Task details: Reproduce each line from the first in the data through the line that contains "plt.rcParams['mathtext.it'] = 'Liberation" exactly; give nothing else.

--- Start Material ---

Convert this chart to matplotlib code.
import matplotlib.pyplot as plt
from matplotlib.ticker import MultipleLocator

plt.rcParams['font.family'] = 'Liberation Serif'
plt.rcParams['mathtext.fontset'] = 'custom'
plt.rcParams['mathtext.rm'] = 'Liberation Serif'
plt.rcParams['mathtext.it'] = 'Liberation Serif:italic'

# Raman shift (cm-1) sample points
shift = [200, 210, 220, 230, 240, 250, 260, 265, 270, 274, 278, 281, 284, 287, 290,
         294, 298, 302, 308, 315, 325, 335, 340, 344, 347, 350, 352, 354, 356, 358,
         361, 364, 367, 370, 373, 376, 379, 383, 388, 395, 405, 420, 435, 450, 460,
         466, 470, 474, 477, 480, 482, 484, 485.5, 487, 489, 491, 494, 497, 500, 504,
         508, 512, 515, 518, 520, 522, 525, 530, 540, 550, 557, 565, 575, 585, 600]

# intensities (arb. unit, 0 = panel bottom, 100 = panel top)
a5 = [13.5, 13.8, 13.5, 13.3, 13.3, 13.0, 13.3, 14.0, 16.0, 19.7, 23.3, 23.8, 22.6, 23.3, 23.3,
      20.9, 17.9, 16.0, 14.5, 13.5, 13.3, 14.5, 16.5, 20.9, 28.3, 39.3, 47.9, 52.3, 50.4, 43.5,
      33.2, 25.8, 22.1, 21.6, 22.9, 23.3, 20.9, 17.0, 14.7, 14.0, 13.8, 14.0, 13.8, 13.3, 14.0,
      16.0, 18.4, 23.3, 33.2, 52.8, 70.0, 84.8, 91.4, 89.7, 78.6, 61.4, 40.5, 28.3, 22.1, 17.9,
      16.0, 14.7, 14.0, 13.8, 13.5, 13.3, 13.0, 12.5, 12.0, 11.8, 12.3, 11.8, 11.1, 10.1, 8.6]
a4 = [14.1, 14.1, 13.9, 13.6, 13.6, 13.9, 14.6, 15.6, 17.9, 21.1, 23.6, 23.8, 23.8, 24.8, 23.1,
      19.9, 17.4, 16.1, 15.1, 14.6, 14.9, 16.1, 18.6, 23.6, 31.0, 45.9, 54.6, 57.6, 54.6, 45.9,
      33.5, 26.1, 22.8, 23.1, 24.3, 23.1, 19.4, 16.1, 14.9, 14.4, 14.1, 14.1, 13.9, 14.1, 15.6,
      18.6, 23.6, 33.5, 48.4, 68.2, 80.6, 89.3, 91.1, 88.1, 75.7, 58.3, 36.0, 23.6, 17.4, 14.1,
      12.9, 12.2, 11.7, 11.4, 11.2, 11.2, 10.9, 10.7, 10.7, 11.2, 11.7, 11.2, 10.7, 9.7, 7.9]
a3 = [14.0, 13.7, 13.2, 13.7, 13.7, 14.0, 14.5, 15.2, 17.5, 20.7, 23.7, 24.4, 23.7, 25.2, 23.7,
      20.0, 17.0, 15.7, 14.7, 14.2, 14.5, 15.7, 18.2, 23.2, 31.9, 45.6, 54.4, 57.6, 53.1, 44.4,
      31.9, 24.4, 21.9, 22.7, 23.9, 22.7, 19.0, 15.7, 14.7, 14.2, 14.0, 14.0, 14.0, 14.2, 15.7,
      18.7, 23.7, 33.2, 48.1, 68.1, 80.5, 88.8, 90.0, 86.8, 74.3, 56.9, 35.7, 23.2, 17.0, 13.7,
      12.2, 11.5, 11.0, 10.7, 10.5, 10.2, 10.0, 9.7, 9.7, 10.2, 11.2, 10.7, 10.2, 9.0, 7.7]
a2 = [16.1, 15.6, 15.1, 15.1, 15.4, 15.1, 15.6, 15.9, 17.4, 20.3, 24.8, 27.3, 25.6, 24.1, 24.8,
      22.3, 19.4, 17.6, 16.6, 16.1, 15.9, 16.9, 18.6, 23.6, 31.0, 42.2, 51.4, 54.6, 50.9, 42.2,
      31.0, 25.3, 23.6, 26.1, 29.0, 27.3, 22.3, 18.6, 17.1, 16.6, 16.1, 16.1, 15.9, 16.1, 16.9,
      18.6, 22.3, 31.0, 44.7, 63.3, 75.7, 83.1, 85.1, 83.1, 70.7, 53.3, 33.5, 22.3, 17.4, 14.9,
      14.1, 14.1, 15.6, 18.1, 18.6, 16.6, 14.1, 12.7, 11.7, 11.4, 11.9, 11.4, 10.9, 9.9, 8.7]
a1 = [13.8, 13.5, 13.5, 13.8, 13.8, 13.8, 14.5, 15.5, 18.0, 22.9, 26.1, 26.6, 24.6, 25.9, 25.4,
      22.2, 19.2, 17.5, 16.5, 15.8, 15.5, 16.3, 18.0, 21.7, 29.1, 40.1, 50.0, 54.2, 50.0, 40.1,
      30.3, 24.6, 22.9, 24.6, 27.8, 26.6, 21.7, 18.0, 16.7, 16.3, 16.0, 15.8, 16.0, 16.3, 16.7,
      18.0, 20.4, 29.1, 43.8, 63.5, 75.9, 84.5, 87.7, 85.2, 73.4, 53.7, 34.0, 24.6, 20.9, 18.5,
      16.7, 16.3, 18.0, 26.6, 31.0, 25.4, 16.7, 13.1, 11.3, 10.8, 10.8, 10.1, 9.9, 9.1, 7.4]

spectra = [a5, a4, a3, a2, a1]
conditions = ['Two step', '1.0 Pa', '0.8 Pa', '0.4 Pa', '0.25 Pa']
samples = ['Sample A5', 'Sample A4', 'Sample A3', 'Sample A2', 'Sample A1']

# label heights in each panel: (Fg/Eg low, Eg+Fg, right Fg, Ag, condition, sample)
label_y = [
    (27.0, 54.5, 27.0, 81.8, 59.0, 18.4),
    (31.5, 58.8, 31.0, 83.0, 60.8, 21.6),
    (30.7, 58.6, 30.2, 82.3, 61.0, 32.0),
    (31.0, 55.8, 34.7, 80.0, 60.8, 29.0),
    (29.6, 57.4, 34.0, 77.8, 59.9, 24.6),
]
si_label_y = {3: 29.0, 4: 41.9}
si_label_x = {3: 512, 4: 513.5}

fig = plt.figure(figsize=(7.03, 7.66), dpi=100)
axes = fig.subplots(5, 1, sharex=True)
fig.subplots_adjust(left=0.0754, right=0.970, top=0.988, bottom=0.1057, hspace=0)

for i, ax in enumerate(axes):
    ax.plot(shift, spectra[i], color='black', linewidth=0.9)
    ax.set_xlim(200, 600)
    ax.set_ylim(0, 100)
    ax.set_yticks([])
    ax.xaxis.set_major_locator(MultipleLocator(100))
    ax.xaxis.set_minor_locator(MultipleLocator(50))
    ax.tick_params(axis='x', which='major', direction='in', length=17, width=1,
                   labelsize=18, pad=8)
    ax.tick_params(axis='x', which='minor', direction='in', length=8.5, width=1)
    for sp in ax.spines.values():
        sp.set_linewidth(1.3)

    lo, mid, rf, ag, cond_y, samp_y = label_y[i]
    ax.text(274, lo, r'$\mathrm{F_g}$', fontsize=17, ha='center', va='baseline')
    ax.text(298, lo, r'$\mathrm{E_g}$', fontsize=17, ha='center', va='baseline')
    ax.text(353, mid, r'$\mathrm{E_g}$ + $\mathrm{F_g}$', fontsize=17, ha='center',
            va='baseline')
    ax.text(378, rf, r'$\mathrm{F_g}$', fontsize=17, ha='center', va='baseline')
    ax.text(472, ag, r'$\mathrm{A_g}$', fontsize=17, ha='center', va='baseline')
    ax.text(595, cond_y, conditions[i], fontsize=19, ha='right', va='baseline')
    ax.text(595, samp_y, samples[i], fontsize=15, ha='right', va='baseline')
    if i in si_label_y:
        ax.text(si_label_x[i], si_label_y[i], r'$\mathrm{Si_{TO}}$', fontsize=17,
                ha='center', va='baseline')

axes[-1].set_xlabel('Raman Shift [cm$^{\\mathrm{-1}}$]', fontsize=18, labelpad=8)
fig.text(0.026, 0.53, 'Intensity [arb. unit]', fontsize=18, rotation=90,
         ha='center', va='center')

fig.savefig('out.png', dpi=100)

--- End Material ---

Solution to this exercise:
Convert this chart to matplotlib code.
import matplotlib.pyplot as plt
from matplotlib.ticker import MultipleLocator

plt.rcParams['font.family'] = 'Liberation Serif'
plt.rcParams['mathtext.fontset'] = 'custom'
plt.rcParams['mathtext.rm'] = 'Liberation Serif'
plt.rcParams['mathtext.it'] = 'Liberation Serif:italic'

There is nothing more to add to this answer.